== Collected material
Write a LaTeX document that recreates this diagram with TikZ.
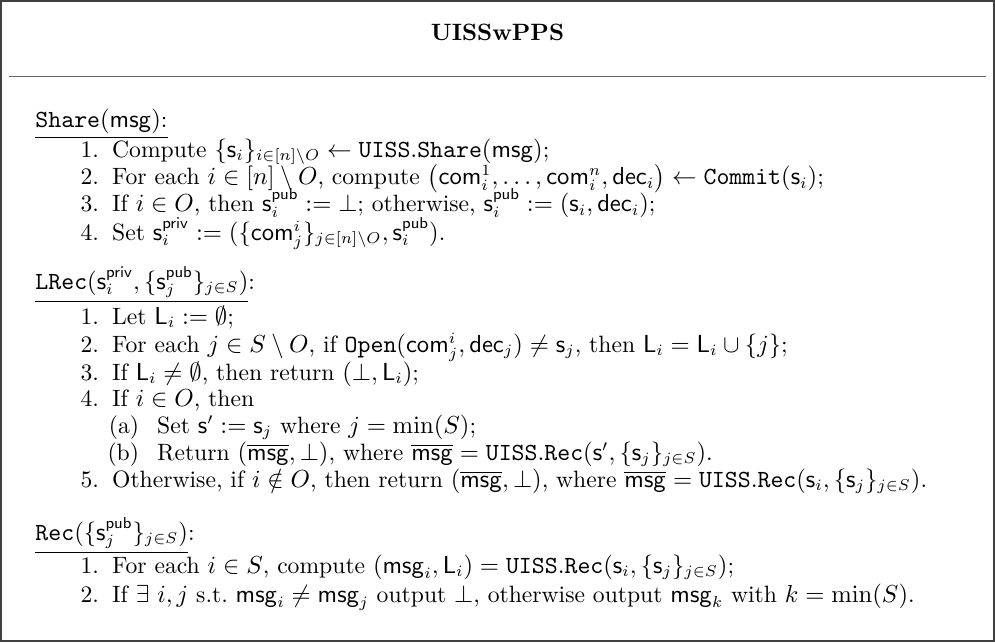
\documentclass[tikz,border=0pt]{standalone}
\usepackage{amsmath,amssymb}
\tikzset{
  basefont/.style={font=\fontsize{10.5}{12.6}\selectfont},
  lbl/.style={basefont, anchor=base east, inner sep=0pt},
  sublbl/.style={basefont, anchor=base east, inner sep=0pt},
  txt/.style={basefont, anchor=base west, inner sep=0pt},
  hdr/.style={basefont, anchor=base west, inner sep=0pt},
  frameline/.style={draw=black!75, line width=0.8pt},
  sepline/.style={draw=black!60, line width=0.7pt}
}
\newcommand{\sfv}[1]{\mathsf{#1}}
\newcommand{\ttv}[1]{\mathtt{#1}}
\newcommand{\mbar}{\overline{\sfv{msg}}}
\begin{document}
\begin{tikzpicture}[x=0.44444pt,y=-0.44444pt]
\useasboundingbox (0,0) rectangle (995,642);
\draw[frameline] (1,1) rectangle (994,641);
\node[basefont, anchor=base, inner sep=0pt] (title) at (497.5,40.5) {\textbf{UISSwPPS}};
\coordinate (sepL) at (9,76.7);
\coordinate (sepR) at (986,76.7);
\draw[sepline] (sepL) -- (sepR);

% Share
\node[hdr] (hshare) at (35,127.5) {\underline{$\ttv{Share}(\sfv{msg})$:}};
\node[lbl] (s1l) at (99.4,157) {1.};
\node[txt] (s1) at (111.7,157) {Compute $\{\sfv{s}_i\}_{i\in[n]\setminus O} \gets \ttv{UISS.Share}(\sfv{msg})$;};
\node[lbl] (s2l) at (99.4,184.5) {2.};
\node[txt] (s2) at (111.7,184.5) {For each $i\in[n]\setminus O$, compute $\big(\sfv{com}_i^1,\ldots,\sfv{com}_i^n,\sfv{dec}_i\big)\gets\ttv{Commit}(\sfv{s}_i)$;};
\node[lbl] (s3l) at (99.4,211.5) {3.};
\node[txt] (s3) at (111.7,211.5) {If $i\in O$, then $\sfv{s}_i^{\sfv{pub}} := \bot$; otherwise, $\sfv{s}_i^{\sfv{pub}} := (\sfv{s}_i,\sfv{dec}_i)$;};
\node[lbl] (s4l) at (99.4,240) {4.};
\node[txt] (s4) at (111.7,240) {Set $\sfv{s}_i^{\sfv{priv}} := (\{\sfv{com}_j^i\}_{j\in[n]\setminus O},\sfv{s}_i^{\sfv{pub}})$.};

% LRec
\node[hdr] (hlrec) at (35,289) {\underline{$\ttv{LRec}(\sfv{s}_i^{\sfv{priv}},\{\sfv{s}_j^{\sfv{pub}}\}_{j\in S})$}:};
\node[lbl] (l1l) at (99.4,324) {1.};
\node[txt] (l1) at (111.7,324) {Let $\sfv{L}_i := \emptyset$;};
\node[lbl] (l2l) at (99.4,352) {2.};
\node[txt] (l2) at (111.7,352) {For each $j\in S\setminus O$, if $\ttv{Open}(\sfv{com}_j^i,\sfv{dec}_j)\neq\sfv{s}_j$, then $\sfv{L}_i=\sfv{L}_i\cup\{j\}$;};
\node[lbl] (l3l) at (99.4,380) {3.};
\node[txt] (l3) at (111.7,380) {If $\sfv{L}_i\neq\emptyset$, then return $(\bot,\sfv{L}_i)$;};
\node[lbl] (l4l) at (99.4,406.5) {4.};
\node[txt] (l4) at (111.7,406.5) {If $i\in O$, then};
\node[sublbl] (lal) at (139.5,433) {(a)};
\node[txt] (la) at (156.7,433) {Set $\sfv{s}' := \sfv{s}_j$ where $j=\min(S)$;};
\node[sublbl] (lbl2) at (139.5,460) {(b)};
\node[txt] (lb) at (156.7,460) {Return $(\mbar,\bot)$, where $\mbar=\ttv{UISS.Rec}(\sfv{s}',\{\sfv{s}_j\}_{j\in S})$.};
\node[lbl] (l5l) at (99.4,487) {5.};
\node[txt] (l5) at (111.7,487) {Otherwise, if $i\notin O$, then return $(\mbar,\bot)$, where $\mbar=\ttv{UISS.Rec}(\sfv{s}_i,\{\sfv{s}_j\}_{j\in S})$.};

% Rec
\node[hdr] (hrec) at (35,540) {\underline{$\ttv{Rec}(\{\sfv{s}_j^{\sfv{pub}}\}_{j\in S})$}:};
\node[lbl] (r1l) at (99.4,573) {1.};
\node[txt] (r1) at (111.7,573) {For each $i\in S$, compute $(\sfv{msg}_i,\sfv{L}_i)=\ttv{UISS.Rec}(\sfv{s}_i,\{\sfv{s}_j\}_{j\in S})$;};
\node[lbl] (r2l) at (99.4,602) {2.};
\node[txt] (r2) at (111.7,602) {If $\exists\ i,j$ s.t.\ $\sfv{msg}_i\neq\sfv{msg}_j$ output $\bot$, otherwise output $\sfv{msg}_k$ with $k=\min(S)$.};
\end{tikzpicture}
\end{document}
====
Task goal: Leave out the pictures and repeat the lines from the start of the material through the line with "(sepL) -- (sepR);", inclusive.

Finished exercise:
Write a LaTeX document that recreates this diagram with TikZ.
\documentclass[tikz,border=0pt]{standalone}
\usepackage{amsmath,amssymb}
\tikzset{
  basefont/.style={font=\fontsize{10.5}{12.6}\selectfont},
  lbl/.style={basefont, anchor=base east, inner sep=0pt},
  sublbl/.style={basefont, anchor=base east, inner sep=0pt},
  txt/.style={basefont, anchor=base west, inner sep=0pt},
  hdr/.style={basefont, anchor=base west, inner sep=0pt},
  frameline/.style={draw=black!75, line width=0.8pt},
  sepline/.style={draw=black!60, line width=0.7pt}
}
\newcommand{\sfv}[1]{\mathsf{#1}}
\newcommand{\ttv}[1]{\mathtt{#1}}
\newcommand{\mbar}{\overline{\sfv{msg}}}
\begin{document}
\begin{tikzpicture}[x=0.44444pt,y=-0.44444pt]
\useasboundingbox (0,0) rectangle (995,642);
\draw[frameline] (1,1) rectangle (994,641);
\node[basefont, anchor=base, inner sep=0pt] (title) at (497.5,40.5) {\textbf{UISSwPPS}};
\coordinate (sepL) at (9,76.7);
\coordinate (sepR) at (986,76.7);
\draw[sepline] (sepL) -- (sepR);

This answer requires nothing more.